Each day hundreds of patients, from babies to adults, line up at the Ubuntu HIV Clinic in Khayelitsha - the largest TB and HIV facility in the Western Cape.
Helping each of them on their road to recovery is 31-year-old senior medical officer Funeka Bango.
Vuk’uzenzele paid a visit to the clinic recently to learn more about this inspirational woman, who is making a difference in the lives of her patients.
In response to the growing epidemic of drugresistant tuberculosis (DR-TB) in Khayelitsha, the Western Cape government, the City of Cape Town and Doctors Without Borders got involved in a pilot project to provide treatment to DR-TB patients at a primary care level in 2007.
Khayelitsha has one of the highest burdens of HIV infection and TB in South Africa and the world.
To bring solace to the community, the Ubuntu HIV Clinic provides residents with the best possible HIV and TB care and treatment, antiretrovirals (ARVs) and health screenings. The Ubuntu HIV Clinic was also the first clinic in the country to roll out ARVs.
Dr Bango and her team are at the forefront of providing these services to those in desperate need of them.
Recalling the day she first joined the clinic in 2006, Dr Bango says, “When I entered the clinic for the first time I was shocked. There were people everywhere - sitting, standing and lying on the floor. People were really sick but now when you walk around our clinic you will see people are healthier. The first few months were extremely hectic but this is where I am supposed to be.

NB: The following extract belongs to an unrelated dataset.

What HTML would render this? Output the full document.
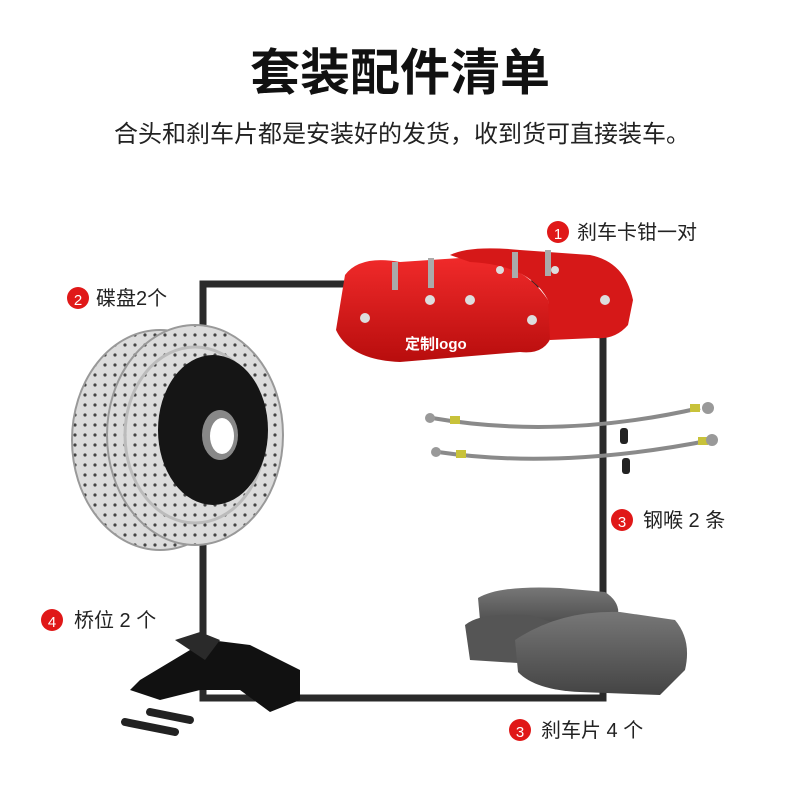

I’ve found my calling.”
She administers ARVs and treats patients with HIV/AIDS and TB. In the past six years Dr Bango has seen visible improvements in her patients, thanks to the ARVs that have changed their quality of life.
The Ubuntu HIV Clinic sees patients streaming in from all over the province for treatment, with close to 7 000 patients visiting the clinic every month.
To assist with the patient overload a club for stable patients was created. Club patients are those who are maintaining and managing the disease well.
They get screened, scripted, educated on administering the ARVs themselves and receive a two-month supply.
“If we did not start the club, these patients would have to wait for hours for treatment,” says Dr Bango. The club helps the clinic provide services and treatment to patients on a larger scale daily.
Working with sick patients comes with its fair share of highs and lows, admits Dr Bango. The lows, she says, are hearing the struggles her patients face each day but the highs are seeing people get healthy and able to continue with their lives.
Despite the improvements in patients on ARVs, Dr Bango says there is still a huge problem of behaviour that needs to be addressed.
“It is very difficult to change behaviour and we as doctors can’t fight that battle alone. By the time we see a patient it is too late, they have already contracted the virus. We need parents, teachers and community leaders to come to the party and play their role in fighting HIV.”
“People only rely on government to fight the scourge. Government has come to the party with breakthroughs in research, new hospitals and clinics are being built, the implementation and introduction of the National Health Insurance, HIV Counselling and Testing Campaigns and getting more people on ARVs, but communities must now step up and play their part too.”
Communities and families need to lead by example and change their behaviour in order to fight HIV/AIDS, she adds.
Dr Bango lives by the motto, “Dare to accomplish big things by making a difference to others”.
With a medical degree, a Diploma in Advanced Health Care Management and another in HIV Management under her belt, Dr Bango is still pushing herself to ensure she is armed with the best knowledge in her field. She is currently completing her Master’s degree in Public Health at the University of Cape Town.